Das Tolle beim Joggen ist, dass wenn ich mir gerade eine witzige Story zusammenreime, ich mich gar nicht mehr beim Quälen quäle. Ich nehme das Joggen noch positiver wahr.
Auch den Zufall beziehe ich mit ein. Der Mensch hat 60000 – 90000 Gedanken am Tag. Da ist auch mal ein humorvoller Gedanke dabei. Den schreibe ich bei der nächsten Gelegenheit auf. Am Ende des Monats sind das zwischen 30 und 200 lustige dokumentierte Gedanken. Daraus mache ich dann eine Story.

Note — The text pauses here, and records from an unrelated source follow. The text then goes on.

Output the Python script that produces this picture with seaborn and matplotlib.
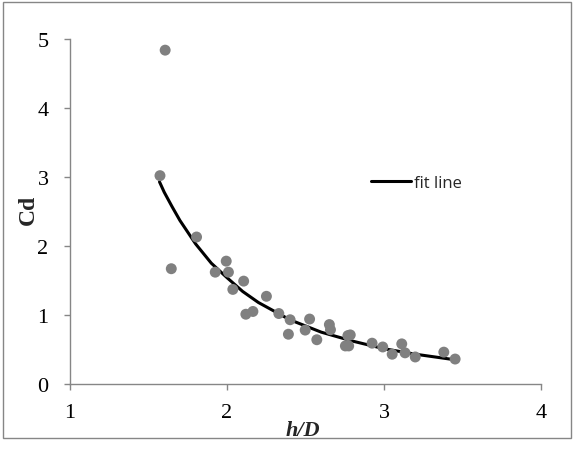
import numpy as np
import pandas as pd
import matplotlib
matplotlib.use("Agg")
import matplotlib.pyplot as plt
from matplotlib.patches import Rectangle
import seaborn as sns

# measured points
h_over_d = [1.606, 1.573, 1.645, 1.806, 1.925, 1.995, 2.009, 2.037, 2.106, 2.120,
            2.165, 2.251, 2.330, 2.402, 2.391, 2.498, 2.526, 2.572, 2.652, 2.659,
            2.754, 2.775, 2.770, 2.785, 2.924, 2.992, 3.052, 3.113, 3.134, 3.199,
            3.381, 3.453]
cd = [4.84, 3.02, 1.67, 2.13, 1.62, 1.78, 1.62, 1.37, 1.49, 1.01,
      1.05, 1.27, 1.02, 0.93, 0.72, 0.78, 0.94, 0.64, 0.86, 0.785,
      0.55, 0.55, 0.70, 0.71, 0.59, 0.535, 0.43, 0.58, 0.45, 0.39,
      0.46, 0.36]

# fit line
fit_x = [1.57, 1.60, 1.65, 1.70, 1.80, 1.90, 2.00, 2.10, 2.20, 2.40, 2.60,
         2.80, 3.00, 3.20, 3.45]
fit_y = [2.93, 2.78, 2.57, 2.37, 2.03, 1.75, 1.54, 1.34, 1.18, 0.93, 0.75,
         0.62, 0.51, 0.43, 0.35]

points = pd.DataFrame({"h/D": h_over_d, "Cd": cd})
fit = pd.DataFrame({"h/D": fit_x, "Cd": fit_y})

sns.set_style("ticks")
serif = ["Liberation Serif", "DejaVu Serif"]
plt.rcParams["font.family"] = serif

fig = plt.figure(figsize=(5.74, 4.56), dpi=100)
ax = fig.add_axes([0.122, 0.156, 0.8205, 0.756])

sns.scatterplot(data=points, x="h/D", y="Cd", ax=ax, color="#808080",
                s=62, edgecolor="none", zorder=3)
sns.lineplot(data=fit, x="h/D", y="Cd", ax=ax, color="black", linewidth=2.2,
             label="fit line", zorder=2)

ax.set_xlim(1, 4)
ax.set_ylim(0, 5)
ax.set_xticks([1, 2, 3, 4])
ax.set_yticks([0, 1, 2, 3, 4, 5])
ax.tick_params(axis="both", labelsize=16, color="#868686", length=4.5,
               width=1, labelcolor="black")
ax.tick_params(axis="y", pad=11)
ax.tick_params(axis="x", pad=9)
for lbl in ax.get_xticklabels() + ax.get_yticklabels():
    lbl.set_fontfamily(serif)
for side in ["left", "bottom"]:
    ax.spines[side].set_color("#868686")
    ax.spines[side].set_linewidth(1)
sns.despine(ax=ax)

ax.set_xlabel("h/D", fontsize=16, fontweight="bold", style="italic",
              family=serif, va="center")
ax.xaxis.set_label_coords(0.495, -0.135)
ax.set_ylabel("Cd", fontsize=17, fontweight="bold", family=serif, va="center")
ax.yaxis.set_label_coords(-0.089, 0.507)

leg = ax.legend(loc="center left", bbox_to_anchor=(0.639, 0.583), frameon=False,
                prop={"family": "Open Sans", "size": 12}, handlelength=2.4,
                handletextpad=0.2, borderpad=0, borderaxespad=0)

fig.patches.append(Rectangle((0.005, 0.037), 0.99, 0.956, transform=fig.transFigure,
                             fill=False, edgecolor="#868686", linewidth=1))

fig.savefig("out.png", dpi=100)
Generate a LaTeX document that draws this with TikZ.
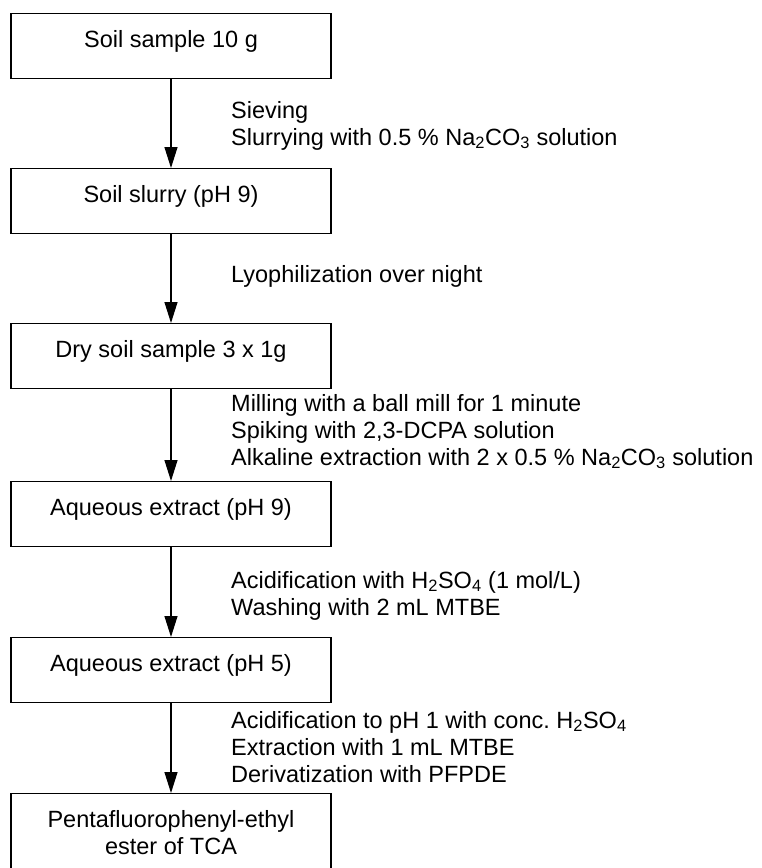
\documentclass[tikz,border=0pt]{standalone}
\usepackage{fontspec}
\setmainfont{Liberation Sans}
\usetikzlibrary{arrows.meta}

\begin{document}
\begin{tikzpicture}[x=1pt, y=-1pt,
  stepbox/.style={rectangle, draw, line width=1.3pt, minimum width=320pt,
    anchor=north, align=center, inner sep=0pt, text height=34pt, text depth=31pt,
    font=\fontsize{23.5}{27}\selectfont},
  note/.style={anchor=base west, align=left, inner sep=0pt,
    font=\fontsize{23.5}{27}\selectfont},
  flow/.style={-{Triangle[length=21pt,width=13pt]}, line width=1.2pt}]
\useasboundingbox (0,0) rectangle (761,868);

\node[stepbox] (soil)    at (171,13)  {Soil sample 10 g};
\node[stepbox] (slurry)  at (171,168) {Soil slurry (pH 9)};
\node[stepbox] (dry)     at (171,323) {Dry soil sample 3 x 1g};
\node[stepbox] (extr9)   at (171,481) {Aqueous extract (pH 9)};
\node[stepbox] (extr5)   at (171,637) {Aqueous extract (pH 5)};
\node[stepbox, text height=61pt, text depth=25pt] (ester) at (171,793) {Pentafluorophenyl-ethyl\\ester of TCA};

\draw[flow] (soil)   -- (slurry);
\draw[flow] (slurry) -- (dry);
\draw[flow] (dry)    -- (extr9);
\draw[flow] (extr9)  -- (extr5);
\draw[flow] (extr5)  -- (ester);

% multi-line notes sit on the baseline of their last line
\node[note] (sieve) at (231,145) {Sieving\\Slurrying with 0.5 \% Na\textsubscript{2}CO\textsubscript{3} solution};
\node[note] (lyo)   at (231,282) {Lyophilization over night};
\node[note] (mill)  at (231,465) {Milling with a ball mill for 1 minute\\Spiking with 2,3-DCPA solution\\Alkaline extraction with 2 x 0.5 \% Na\textsubscript{2}CO\textsubscript{3} solution};
\node[note] (acid)  at (231,615) {Acidification with H\textsubscript{2}SO\textsubscript{4} (1 mol/L)\\Washing with 2 mL MTBE};
\node[note] (deriv) at (231,782) {Acidification to pH 1 with conc.\ H\textsubscript{2}SO\textsubscript{4}\\Extraction with 1 mL MTBE\\Derivatization with PFPDE};
\end{tikzpicture}
\end{document}
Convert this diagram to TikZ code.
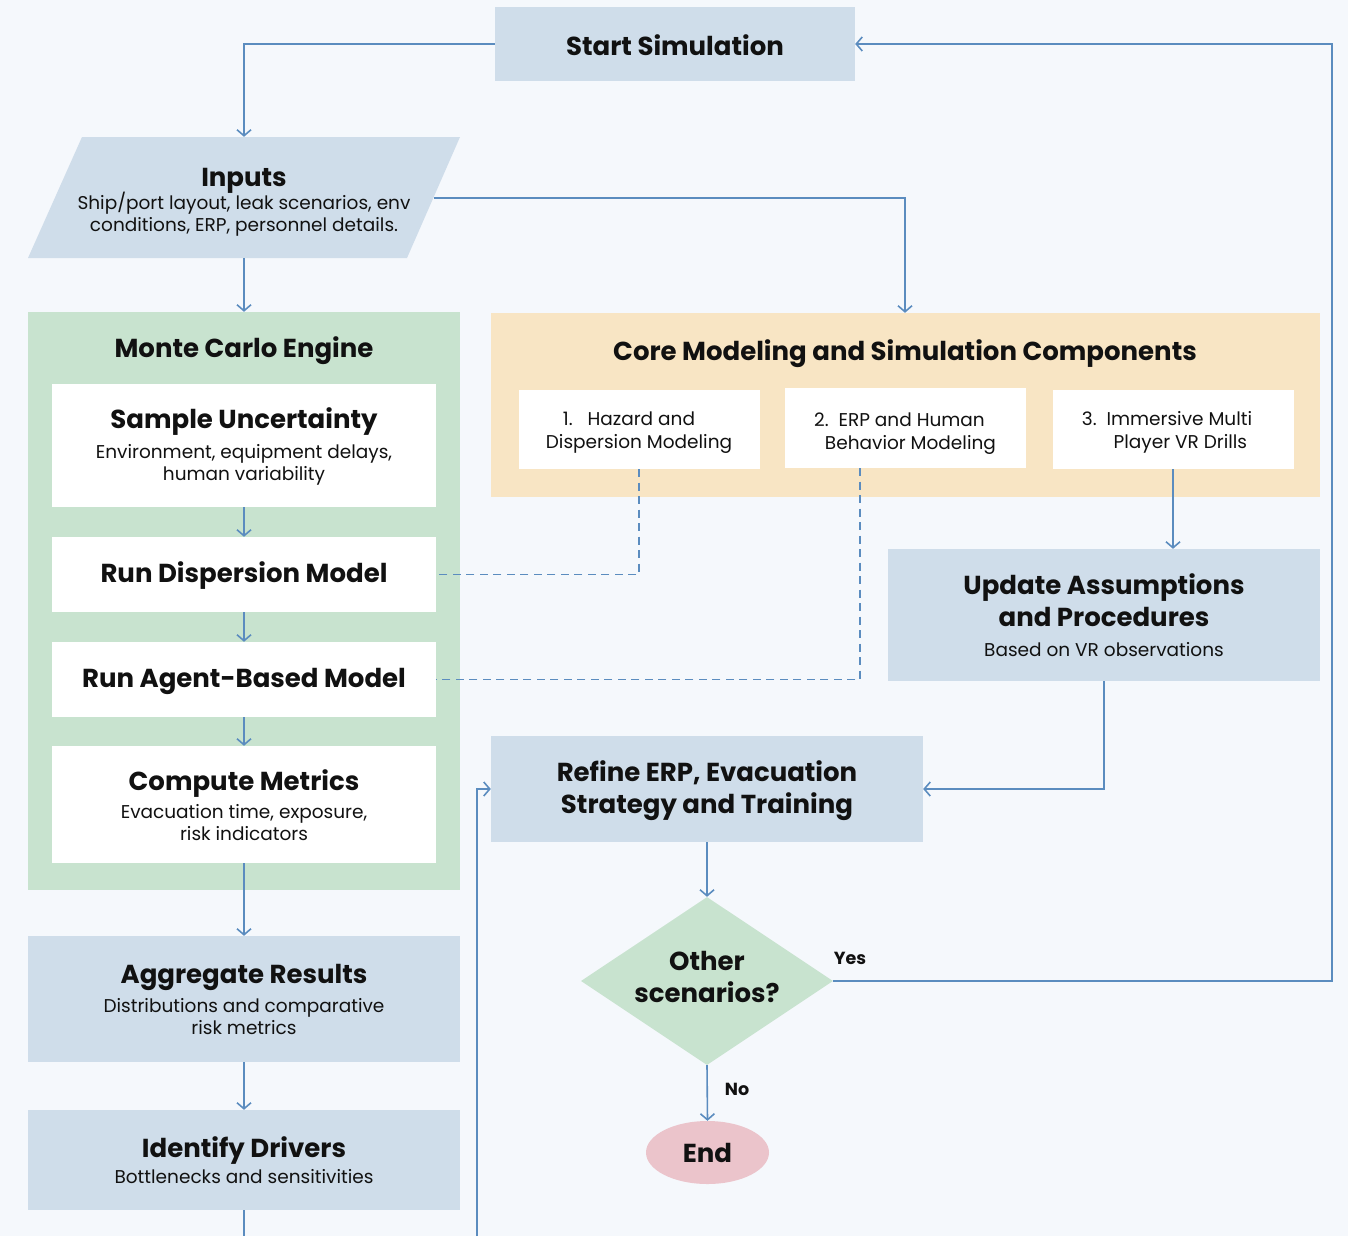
\documentclass[tikz,border=0pt]{standalone}
\usepackage{fontspec}
\setmainfont{Poppins}
\usetikzlibrary{shapes.geometric,arrows.meta,calc}
\definecolor{bgC}{HTML}{F5F8FC}
\definecolor{blueF}{HTML}{CFDDEA}
\definecolor{greenF}{HTML}{C8E3CF}
\definecolor{tanF}{HTML}{F8E5C4}
\definecolor{pinkF}{HTML}{EBC4CB}
\definecolor{lineC}{HTML}{5B8CBF}
\definecolor{txtC}{HTML}{111111}
\newcommand{\tf}{\fontsize{26}{32}\selectfont\bfseries}
\newcommand{\sfz}{\fontsize{18.5}{22}\selectfont\mdseries}
\newcommand{\cf}{\fontsize{18.5}{23}\selectfont}
\newcommand{\vstr}[1]{\rule{0pt}{#1}}
\newcommand{\padr}[1]{\rule{#1}{0pt}}
\begin{document}
\begin{tikzpicture}[x=1pt,y=-1pt,
  box/.style={rectangle, inner sep=0pt, align=center, text=txtC, font=\tf},
  bluebox/.style={box, fill=blueF},
  whitebox/.style={box, fill=white},
  compbox/.style={rectangle, inner sep=0pt, align=center, text=txtC, fill=white, font=\cf},
  arr/.style={draw=lineC, line width=1.6pt, -{Straight Barb[length=6pt,width=14pt,line width=1.6pt]}},
  plainline/.style={draw=lineC, line width=1.6pt},
  dashline/.style={draw=lineC, line width=1.6pt, dash pattern=on 8pt off 5.5pt},
  lbl/.style={text=txtC, font=\fontsize{17.5}{20}\selectfont\bfseries, inner sep=0pt}
]
\fill[bgC] (0,0) rectangle (1348,1236);
\useasboundingbox (0,0) rectangle (1348,1236);

% Start
\node[bluebox, minimum width=360pt, minimum height=74pt] (start) at (675,44) {\vstr{23pt}Start Simulation};

% Inputs (parallelogram)
\fill[blueF] (82,137) -- (460,137) -- (407,258) -- (28,258) -- cycle;
\node[box, minimum width=432pt, minimum height=121pt] (inputs) at (244,197.5)
  {\vstr{27pt}Inputs\\[-9pt]\sfz Ship/port layout, leak scenarios, env\\[-10pt]\sfz conditions, ERP, personnel details.};
\coordinate (inputsR) at (433.5,198);

% Monte Carlo Engine
\node[box, fill=greenF, minimum width=432pt, minimum height=578pt] (mc) at (244,601) {};
\node[box] (mctitle) at (244,349) {\vstr{25pt}Monte Carlo Engine};
\node[whitebox, minimum width=384pt, minimum height=123pt] (sample) at (244,445.5)
  {\vstr{23pt}Sample Uncertainty\\[-2pt]\sfz Environment, equipment delays,\\[-10pt]\sfz human variability};
\node[whitebox, minimum width=384pt, minimum height=75pt] (disp) at (244,574.5) {\vstr{23pt}Run Dispersion Model};
\node[whitebox, minimum width=384pt, minimum height=75pt] (agent) at (244,679.5) {\vstr{23pt}Run Agent-Based Model};
\node[whitebox, minimum width=384pt, minimum height=117pt] (compute) at (244,804.5)
  {\vstr{22pt}Compute Metrics\\[-4pt]\sfz Evacuation time, exposure,\\[-10pt]\sfz risk indicators};

% Aggregate and Identify
\node[bluebox, minimum width=432pt, minimum height=126pt] (agg) at (244,999)
  {Aggregate Results\\[-3pt]\sfz Distributions and comparative\\[-10pt]\sfz risk metrics};
\node[bluebox, minimum width=432pt, minimum height=100pt] (ident) at (244,1160)
  {Identify Drivers\\[-6pt]\sfz Bottlenecks and sensitivities};

% Core components
\node[box, fill=tanF, minimum width=829pt, minimum height=184pt] (core) at (905,405) {};
\node[box] (coretitle) at (905,352) {\vstr{25pt}Core Modeling and Simulation Components};
\node[compbox, minimum width=241pt, minimum height=79pt] (c1) at (639,429.5)
  {\vstr{20pt}1.\ \ \ Hazard and\padr{20pt}\\Dispersion Modeling};
\node[compbox, minimum width=241pt, minimum height=80pt] (c2) at (905.5,428)
  {\vstr{24pt}2.\ \ ERP and Human\padr{12pt}\\\ \ Behavior Modeling};
\node[compbox, minimum width=241pt, minimum height=79pt] (c3) at (1173,429.5)
  {\vstr{20pt}3.\ \ Immersive Multi\padr{12pt}\\\ \ \ Player VR Drills};

% Update
\node[bluebox, minimum width=432pt, minimum height=132pt] (update) at (1104,615)
  {Update Assumptions\\and Procedures\\[-2pt]\sfz Based on VR observations};

% Refine
\node[bluebox, minimum width=432pt, minimum height=106pt] (refine) at (707,789)
  {\vstr{25pt}Refine ERP, Evacuation\\Strategy and Training};

% Decision
\node[diamond, fill=greenF, inner sep=0pt, minimum width=252pt, minimum height=168pt, shape aspect=1.5,
      align=center, text=txtC, font=\tf] (dec) at (707,981) {Other\\scenarios?\rule[-8pt]{0pt}{1pt}};

% End
\node[ellipse, fill=pinkF, inner sep=0pt, minimum width=123pt, minimum height=63pt, text=txtC, font=\tf] (end) at (707.5,1152.5) {End};

% helper coordinates
\coordinate (rightrail) at (1332,0);
\coordinate (bot1) at (244,1236);
\coordinate (bot2) at (477,1236);

% connectors
\draw[arr] (start.west) -| (inputs.north);
\draw[arr] (inputsR) -| (core.north);
\draw[arr] (inputs.south) -- (mc.north);
\draw[arr] (sample.south) -- (disp.north);
\draw[arr] (disp.south) -- (agent.north);
\draw[arr] (agent.south) -- (compute.north);
\draw[arr] (compute.south) -- (agg.north);
\draw[arr] (agg.south) -- (ident.north);
\draw[plainline] (ident.south) -- (bot1);
\draw[arr] (bot2) |- (refine.west);
\draw[dashline] (c1.south) |- (disp.east);
\draw[dashline] ([xshift=-45.5pt]c2.south) |- (agent.east);
\draw[arr] (c3.south) -- (c3.south |- update.north);
\draw[arr] (update.south) |- (refine.east);
\draw[arr] (refine.south) -- (dec.north);
\draw[arr] (dec.east) -- (dec.east -| rightrail) |- (start.east);
\draw[arr] (dec.south) -- (end.north);

\node[lbl] (yes) at (850,958) {Yes};
\node[lbl] (no) at (737,1089) {No};
\end{tikzpicture}
\end{document}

Und man glaubt es nicht! Wenn Sie das aktiv betreiben, wachsen Sie in dieser Fähigkeit. Sogar wenn ich staubtrockne Themen aus der Betriebswirtschaft erarbeite, fallen mir plötzlich witzige Pointen ein. Und genau wie beim Joggen, wird das staubtrockene Thema zur lustvollen Herausforderung. Darüber hinaus können Sie mit dieser Technik negative Gedanken schnell vertreiben. Sogar bei realen Problemen, die Sie intensiv beschäftigen, können Sie die rote Karte zeigen.
Humor oder das Nachdenken über witzige Anekdoten oder Assoziationen werden zum „intrinsischen Motivationsturbo“.
Und jetzt sind wir bei der Überschrift dieses Absatzes: Zu welchen positiven Effekten führt Humor?
„Humor als Innerer Dialog“ = „Intrinsischer Motivationsturbo“!
Wenn Sie dann Ihre Stories und Anekdoten im Alltag anwenden, lösen Sie nicht nur bei Ihrem Umfeld positive Effekte aus, sondern Ihr Gehirn belohnt Sie auch noch mit positiven Botenstoffen.